I could not give fewer shits about the direction that the BBC is taking with Doctor Who. I was never a watcher of the series, and the attempts I made to invest in it were simply met with a hearty shrug from my shoulders. Friends were avid watchers, and did make a little attempt to get me on board the good ship Who, but I abandoned ship before the cheesy special effects first grated onto the screen.

There are some who would tout that a new female Doctor Who whom represents a non-male gender sends a message to girls everywhere that they too can be a (name profession here). But this is a message that I don’t necessarily agree with. Not because I don’t believe women need role models.

Because I feel the barriers that many face to their reach their dreams is governed by their access to resources rather than any kind of internal belief in oneself. I feel that those who are genuinely interested in a certain field will do everything they can to forge a career in that field.

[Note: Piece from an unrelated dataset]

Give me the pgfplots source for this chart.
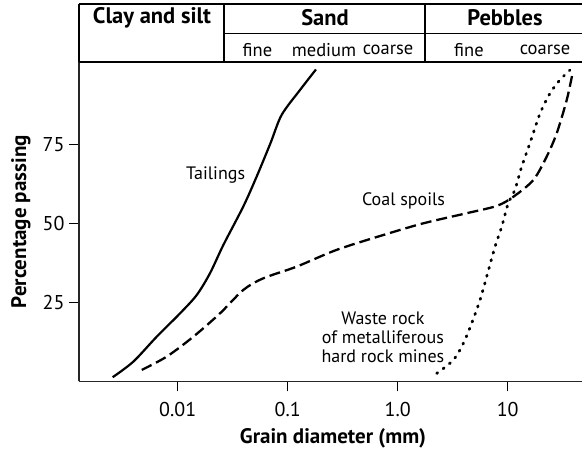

The notion that someone sees a person on TV who resembles them superficially, and they immediately decide that their true passions lie in that field being portrayed, is a scenario that I have trouble believing. It’s a simplistic reasoning for the human mind, which is a complex thing.

Anecdotally, when I was growing up in working-class conditions, seeing people who were doctors, lawyers, actors and any other highly-paid profession was to view people who were of another level. Those people were learned, clever, and brilliant. I was none of those things, or at least I considered myself none of those things.

Even those movies in where the poor underdog rose above their level to challenge a wealthy authority, I viewed them with an astonishment of brilliant people who weren’t me.

Where I was, people got a job and earned to put food on the table. There were no career ambitions beyond being asked as a child, “What do you want to be when you grow up?” to which the answer was some ideal that only very few people could attain. Seeing men or women on TV sent me no message other than, “There are better people than you.”

As pointed out in the comments of the Helen Razer article I link above, someone made the very astute observation of “Fake victories so we can’t see the actual losses”. The victory of a female Doctor Who does very little for girls and women who work a job instead of a career. Women who face uncertainty in a dwindling job market.

For those women who have made it in their field, they might offer a platitude of “I did it, therefore anyone can!”

To this, I reply with a “bollocks”. Not everyone is afforded the opportunity or means to dedicate years to a craft when the likelihood of failure would result in their destitution and homelessness. Some people put certainty and security over dreams, and they do it because they have to.

No amount of portrayal on television or movies is going to change that. This is a fleeting victory, when the real losses are to the reduction in services to those working in jobs they got because they had to.